OBJECTIVES The primary objective of this retrospective study was to determine if implementation of vancomycin monitoring criteria could reduce the number of serum vancomycin concentrations obtained without adversely affecting patient outcomes.

BACKGROUND Controversy regarding the correlation between serum vancomycin concentrations and its efficacy and/or toxicity persists. Little evidence has shown a correlation between vancomycin peak concentration (20–40 mg/L) and toxicity. Likewise, there is little information that supports an association between trough (5–15 mg/L) serum concentrations and clinical cure or in vitro killing rates. For these reasons, many question the clinical utility and cost-effectiveness of monitoring serum vancomycin concentrations.

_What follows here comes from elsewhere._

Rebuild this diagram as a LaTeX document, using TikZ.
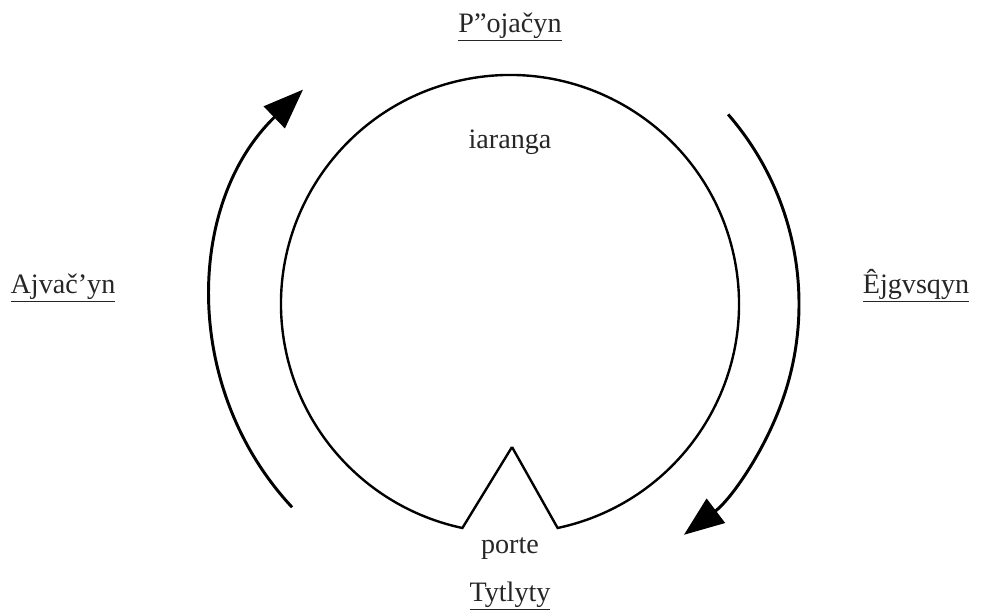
\documentclass[tikz,border=0pt]{standalone}
\usepackage{fontspec}
\setmainfont{Liberation Serif}
\usetikzlibrary{arrows.meta,calc}
\tikzset{
  wall/.style  ={draw=black,line width=1.7pt,line join=miter},
  turn/.style  ={-{Triangle[length=10mm,width=7.5mm]},black,line width=2.1pt},
  lbl/.style   ={font=\fontsize{20}{24}\selectfont,text=black!85,inner sep=1pt},
}
\begin{document}
\begin{tikzpicture}[x=0.025cm,y=0.025cm]
\useasboundingbox (0,0) rectangle (997,616);
\coordinate (c) at (510,312);
%% yaranga outline with the door notch
\coordinate (dl) at ($(c)+(-102:229)$);
\coordinate (dr) at ($(c)+(-78:229)$);
\coordinate (dtop) at (512,169);
\draw[wall] (dtop) -- (dr) arc[start angle=-78,end angle=258,radius=229] -- (dtop);
%% turning directions
\draw[turn] ($(c)+(223:298)$) arc[start angle=223,end angle=134,radius=298];
\draw[turn] ($(c)+(41:289)$) arc[start angle=41,end angle=-53,radius=289];
%% labels
\node[lbl] (nord) at (510,589) {\underline{P”ojačyn}};
\node[lbl] (inner) at (510,474) {iaranga};
\node[lbl] (west) at (63,328) {\underline{Ajvač’yn}};
\node[lbl] (east) at (916,330) {\underline{Êjgvsqyn}};
\node[lbl] (door) at (510,67) {porte};
\node[lbl] (sud) at (510,20) {\underline{Tytlyty}};
\end{tikzpicture}
\end{document}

METHODS We reviewed medical records of 193 patients (1 d-19 yrs) who received vancomycin during a 2-month period before (Group 1; n = 100) and after (Group 2; n = 93) implementation of vancomycin monitoring criteria.

RESULTS There was no difference (P > 0.05) in baseline age, weight, white blood cell count, temperature, serum creatinine, and blood urea nitrogen between Groups 1 and 2. Although 49.5% of all patients had vancomycin serum concentrations performed, significantly (P < 0.005) fewer patients in Group 2 (32%) were monitored when compared to Group 1 (65%). Peak serum vancomycin concentrations were within the reference range (20–40 mg/L) in 48% of patients in Group 1 compared to 80% in Group 2 (P = 0.03). The mean duration of vancomycin therapy was greater (P = 0.004) for patients in Group 1 (7 ± 7.5 days) compared to Group 2 (4 ± 4.4 days) and the medians for the two groups were also different. Mean ending temperatures (P = 0.23), white blood cell counts (P = 0.71), serum creatinine (P = 0.3) and BUN (P = 0.24) were not different for the two groups.

CONCLUSIONS Implementation of criteria to decrease unnecessary serum vancomycin concentration monitoring does not adversely affect patient outcome and may decrease cost to the institution, healthcare system, and patient.